А вот как родился образ черных снежинок – Шемякин увидел в окно снежный вихрь на фоне черного неба. Ход был очень неожиданным: на черные костюмы нашили белые звездочки и кружки, и это в итоге придало больший драматизм танцу.
– Каждый костюм Михаила можно рассматривать вблизи, это настоящее произведение искусства – все превосходно выполнено, продумана каждая деталь, я видел, как он работает – под лупой! – отдает должное художнику Адасинский.
Шемякин же в ответ выдает тайну, что ему приходится каждый раз, прилетая из Парижа на спектакль в Петербург, выправлять линию поведения Дроссельмейера.
– Я заметил, что Маша, прощаясь с учителем танцев, очень уж тоскливо смотрела на него, – говорит Шемякин. – Я спросил солистку, отчего это?
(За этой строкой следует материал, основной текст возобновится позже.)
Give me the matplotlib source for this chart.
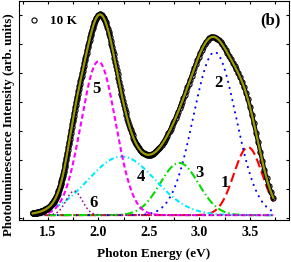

И она мне ответила: «Антон сказал, что Маша на самом деле любит не Щелкунчика, а его, Дроссельмейера». Вот это поворот! Я, конечно же, все это срочно исправил. Антону непременно хочется, чтобы все танцовщицы были влюблены в него.
«Щелкунчика» посмотрели во время саммита два президента – Джордж Буш и Владимир Путин. Буш, забыв о своей безопасности, отталкивал от себя охрану, бурно аплодировал, кричал танцовщикам: «Браво!» Позднее, когда его представили Шемякину, он по-боксерски ударял его в плечо и говорил: «Great man! Great show!»
– На этом показе случилась оплошность – балерина, танцевавшая Пчелку, вдруг упала. И Владимир Путин попросил привести Пчелку в кабинет, где мы пили чай, – рассказал Михаил. – Президент проявил милость, предположив, что за это падение балерину могут наказать. И произнес знаковую фразу: «Ну кто ж у нас не падает!»